Belgrad - Unter Vermittlung der EU haben Belgrad und Montenegro ein Abkommen unterzeichnet, das Jugoslawien unter anderem Namen und mit veränderter Verfassung als staatliche Gemeinschaft bewahren soll. Ein Volksentscheid über die Unabhängigkeit Montenegros wird damit auf mindestens drei Jahre vertagt. Die Bundesrepublik Jugoslawien heißt künftig "Serbien-Monetenegro (Srbija i Crna Gora). Bei internationalen Organisationen wechseln sich beide Teilrepubliken mit einem gemeinsamen Vertreter ab. Eine Harmonisierung der Wirtschaftssysteme mit derzeit verschiedenen Währungen und Zöllen soll auf dem Weg in die Europäische Union folgen.

Das Abkommen wurde am Donnerstag in Belgrad von EU-Chefdiplomat Javier Solana (Foto Mitte), dem jugoslawischen Präsidenten Vojislav Kostunica (rechts), seinem Vize-Ministerpräsidenten Miroljub Labus, dem serbischen Regierungschef Zoran Djindjic, dem montenegrinischen Präsidenten Milo Djukanovic (links) und seinem Regierungschef Filip Vujanovic unterzeichnet. Vorausgegangen waren langwierige Verhandlungen. Das Abkommen soll bis Jahresmitte in eine "Verfassungscharta" umgesetzt werden, der laut Kostunica im Herbst Wahlen folgen sollen. Der bisher direkt gewählte Präsident werde künftig vom Parlament bestimmt und einem von ihm benannten Ministerrat vorsitzen.
"Es handelt sich weder um eine lose Föderation noch um eine Konföderation, sondern um eine neue, originelle Lösung", sagte Kostunica. Djukanovic betonte, Montenegro sei das Recht unbenommen, "nach einer gewissen Zeit" die Vereinbarung zu überprüfen. Djindjic sprach die Erwartung aus, dass die Wirtschaftssysteme Serbiens und Montenegros innerhalb eines Jahres angeglichen würden. Er bezog sich dabei auf die Zusicherung der EU, dass die Verfassungsordnung den Weg Serbiens in die EU nicht behindern dürfe. Der Belgrader Machthaber Slobodan Milosevic hatte den Rumpfstaat aus Serbien und Montenegro 1992 gegründet. Djukanovic hatte seine kleinere Teilrepublik jedoch seit 1997 von Belgrad abgekoppelt und nach dem Sturz Milosevics die Unabhängigkeit offen zum Ziel erklärt.

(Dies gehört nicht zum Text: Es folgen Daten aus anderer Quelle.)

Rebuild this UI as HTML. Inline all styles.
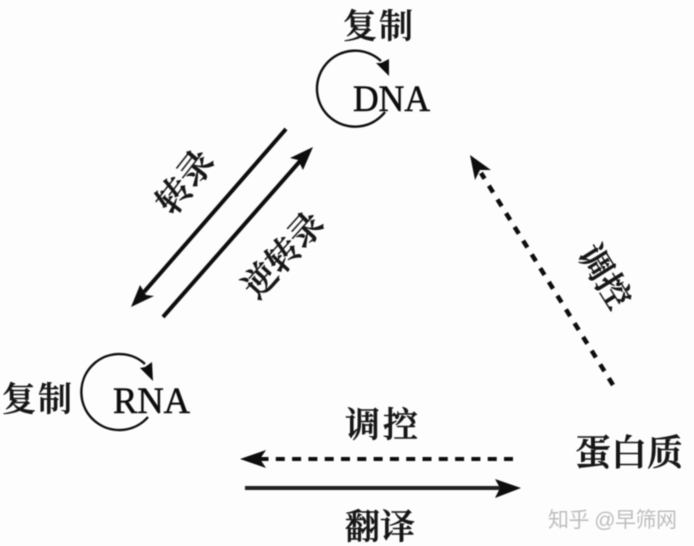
<!DOCTYPE html>
<html>
<head>
<meta charset="utf-8">
<style>
html,body{margin:0;padding:0;background:#fdfdfd;}
svg{display:block;}
.c{font-family:"Liberation Serif","Noto Serif CJK SC",serif;font-weight:600;fill:#161616;stroke:#161616;stroke-width:0.5;}
.l{font-family:"Liberation Serif",serif;fill:#111;stroke:#111;stroke-width:0.6;}
</style>
</head>
<body>
<svg width="694" height="546" viewBox="0 0 694 546" xmlns="http://www.w3.org/2000/svg">
<rect width="694" height="546" fill="#fdfdfd"/>
<g filter="url(#b)">
<defs><filter id="b" x="-5%" y="-5%" width="110%" height="110%"><feGaussianBlur stdDeviation="0.6"/></filter></defs>

<!-- DNA cycle -->
<path d="M385 112 A38 38 0 1 1 381 61" fill="none" stroke="#111" stroke-width="2.4"/>
<polygon points="389,76 376,63 381,63 389,59" fill="#111"/>
<text class="l" x="353" y="111" font-size="37" textLength="77" lengthAdjust="spacingAndGlyphs">DNA</text>
<text class="c" x="343" y="38" font-size="34" textLength="70">复制</text>

<!-- RNA cycle -->
<path d="M148 417 A38 38 0 1 1 145 364" fill="none" stroke="#111" stroke-width="2.4"/>
<polygon points="153,381 140,368 145,367 152,362" fill="#111"/>
<text class="l" x="113" y="413" font-size="37" textLength="77" lengthAdjust="spacingAndGlyphs">RNA</text>
<text class="c" x="2" y="411" font-size="34" textLength="70">复制</text>

<!-- Diagonal arrows -->
<line x1="286" y1="129" x2="144" y2="292" stroke="#111" stroke-width="4"/>
<polygon points="131,307 140,285 146,295 154,296" fill="#111"/>
<line x1="163" y1="317" x2="301" y2="160" stroke="#111" stroke-width="4"/>
<polygon points="313,147 303,170 298,160 290,158" fill="#111"/>
<text class="c" transform="translate(185 182) rotate(-52)" text-anchor="middle" y="12" font-size="35">转录</text>
<text class="c" transform="translate(283 255) rotate(-48)" text-anchor="middle" y="12" font-size="34">逆转录</text>

<!-- Dashed diagonal -->
<line x1="613" y1="385" x2="481" y2="173" stroke="#111" stroke-width="4.5" stroke-dasharray="8 8.2"/>
<polygon points="470,155 491,170 480,170 475,180" fill="#111"/>
<text class="c" transform="translate(604 277) rotate(58)" text-anchor="middle" y="11" font-size="34">调控</text>

<!-- Horizontal arrows -->
<line x1="513" y1="459" x2="256" y2="459" stroke="#111" stroke-width="4" stroke-dasharray="9 7.3"/>
<polygon points="240,459 266,450 260,459 266,468" fill="#111"/>
<line x1="245" y1="488" x2="505" y2="488" stroke="#222" stroke-width="4"/>
<polygon points="521,488 495,479 500,488 495,498" fill="#111"/>

<text class="c" x="345" y="437" font-size="35" textLength="73">调控</text>
<text class="c" x="345" y="539" font-size="35" textLength="70">翻译</text>
<text class="c" x="575" y="465" font-size="36" textLength="108">蛋白质</text>
<text x="548" y="527" font-size="21" textLength="129" fill="#bdbdbd" font-family="'Liberation Sans','Noto Sans CJK SC',sans-serif">知乎 @早筛网</text>
</g>
</svg>
</body>
</html>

Serbien-Montenegro soll ein gemeinsames Parlament erhalten. Dabei soll die kleinere Republik mit 650000 Einwohnern davor geschützt werden, von den acht Millionen Serben überstimmt zu werden. Für die Armee ist ein oberster Verteidigungsrat vorgesehen, in dem die drei Präsidenten per Konsens entscheiden. Den Wehrdienst können die Rekruten in ihrer Republik ableisten. Für den Ministerrat sind die Ressorts Außenpolitik, Verteidigung, Außen- und Binnenwirtschaft sowie Menschen- und Minderheitenrechte vorgesehen.

Auch nach der Unterzeichnung gab es kritische Stimmen aus den Reihen des in Belgrad regierenden Parteienbundes DOS. Der serbische Justizminister und Christdemokrat Vladan Batic sagte, vereinbart sei weniger als eine Konföderation. Das bestätige nur, dass es höchste Zeit für ein unabhängiges Serbien sei. Der Parlamentspräsident der Vojvodina, Nenad Canak, sprach von einem faulen Kompromiss, an dem die Provinz nicht beteiligt worden sei. Die für die Unabhängigkeit eintretenden montenegrinischen Liberalen empfingen Djukanovic mit Vorwürfen des Verrats. (Seite 4)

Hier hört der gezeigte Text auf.